◆ STORED DATA
# # # # #

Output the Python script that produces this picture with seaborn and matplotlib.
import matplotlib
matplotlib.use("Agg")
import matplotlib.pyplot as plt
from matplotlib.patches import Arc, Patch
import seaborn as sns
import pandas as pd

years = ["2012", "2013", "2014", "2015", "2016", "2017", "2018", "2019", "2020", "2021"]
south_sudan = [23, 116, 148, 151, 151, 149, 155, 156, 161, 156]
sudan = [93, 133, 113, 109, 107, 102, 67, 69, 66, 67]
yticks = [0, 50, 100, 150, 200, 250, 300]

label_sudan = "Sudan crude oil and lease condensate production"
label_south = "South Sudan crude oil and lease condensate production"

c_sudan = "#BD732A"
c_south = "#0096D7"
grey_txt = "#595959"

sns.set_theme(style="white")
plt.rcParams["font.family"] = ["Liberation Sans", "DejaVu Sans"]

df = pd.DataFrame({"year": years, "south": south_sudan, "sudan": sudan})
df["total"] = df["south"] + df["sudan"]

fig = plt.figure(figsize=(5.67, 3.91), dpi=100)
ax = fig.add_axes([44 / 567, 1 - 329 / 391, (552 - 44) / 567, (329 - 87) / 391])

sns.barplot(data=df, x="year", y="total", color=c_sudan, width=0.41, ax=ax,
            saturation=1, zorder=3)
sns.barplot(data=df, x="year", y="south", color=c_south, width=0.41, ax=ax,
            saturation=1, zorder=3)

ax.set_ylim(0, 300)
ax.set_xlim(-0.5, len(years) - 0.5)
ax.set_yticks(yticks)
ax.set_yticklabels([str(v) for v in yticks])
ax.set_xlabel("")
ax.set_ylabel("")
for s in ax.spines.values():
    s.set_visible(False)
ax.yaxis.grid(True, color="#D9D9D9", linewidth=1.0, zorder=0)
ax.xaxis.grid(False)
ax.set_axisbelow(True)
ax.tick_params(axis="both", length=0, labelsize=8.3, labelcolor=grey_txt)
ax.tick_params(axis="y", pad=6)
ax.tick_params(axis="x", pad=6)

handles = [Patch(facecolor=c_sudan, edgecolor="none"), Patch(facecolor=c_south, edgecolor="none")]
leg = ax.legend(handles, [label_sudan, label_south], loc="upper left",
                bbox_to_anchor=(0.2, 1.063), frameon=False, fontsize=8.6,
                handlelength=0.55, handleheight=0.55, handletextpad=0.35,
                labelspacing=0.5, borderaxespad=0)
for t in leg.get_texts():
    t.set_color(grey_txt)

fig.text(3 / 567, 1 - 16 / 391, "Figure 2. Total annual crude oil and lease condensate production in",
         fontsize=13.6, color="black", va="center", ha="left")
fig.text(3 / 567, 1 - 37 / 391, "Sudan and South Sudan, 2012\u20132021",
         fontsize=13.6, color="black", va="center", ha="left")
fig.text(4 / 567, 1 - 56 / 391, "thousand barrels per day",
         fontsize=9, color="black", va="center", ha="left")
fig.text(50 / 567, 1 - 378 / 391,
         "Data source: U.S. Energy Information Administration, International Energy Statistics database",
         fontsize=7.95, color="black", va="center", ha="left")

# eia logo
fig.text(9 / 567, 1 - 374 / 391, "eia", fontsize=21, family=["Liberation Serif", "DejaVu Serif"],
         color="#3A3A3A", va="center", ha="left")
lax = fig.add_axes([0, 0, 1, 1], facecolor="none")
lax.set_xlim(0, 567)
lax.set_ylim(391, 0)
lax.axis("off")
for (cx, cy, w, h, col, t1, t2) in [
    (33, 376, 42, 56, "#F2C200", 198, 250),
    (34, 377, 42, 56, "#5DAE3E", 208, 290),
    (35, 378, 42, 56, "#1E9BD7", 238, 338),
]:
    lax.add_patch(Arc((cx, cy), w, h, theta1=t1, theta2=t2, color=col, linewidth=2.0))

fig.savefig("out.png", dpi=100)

# # # # #

◆ GOAL OF THE EXERCISE
Lines from the beginning of the data above through the line containing "import pandas as pd" are to be returned exactly, and no others.

◆ WORKED ANSWER
Output the Python script that produces this picture with seaborn and matplotlib.
import matplotlib
matplotlib.use("Agg")
import matplotlib.pyplot as plt
from matplotlib.patches import Arc, Patch
import seaborn as sns
import pandas as pd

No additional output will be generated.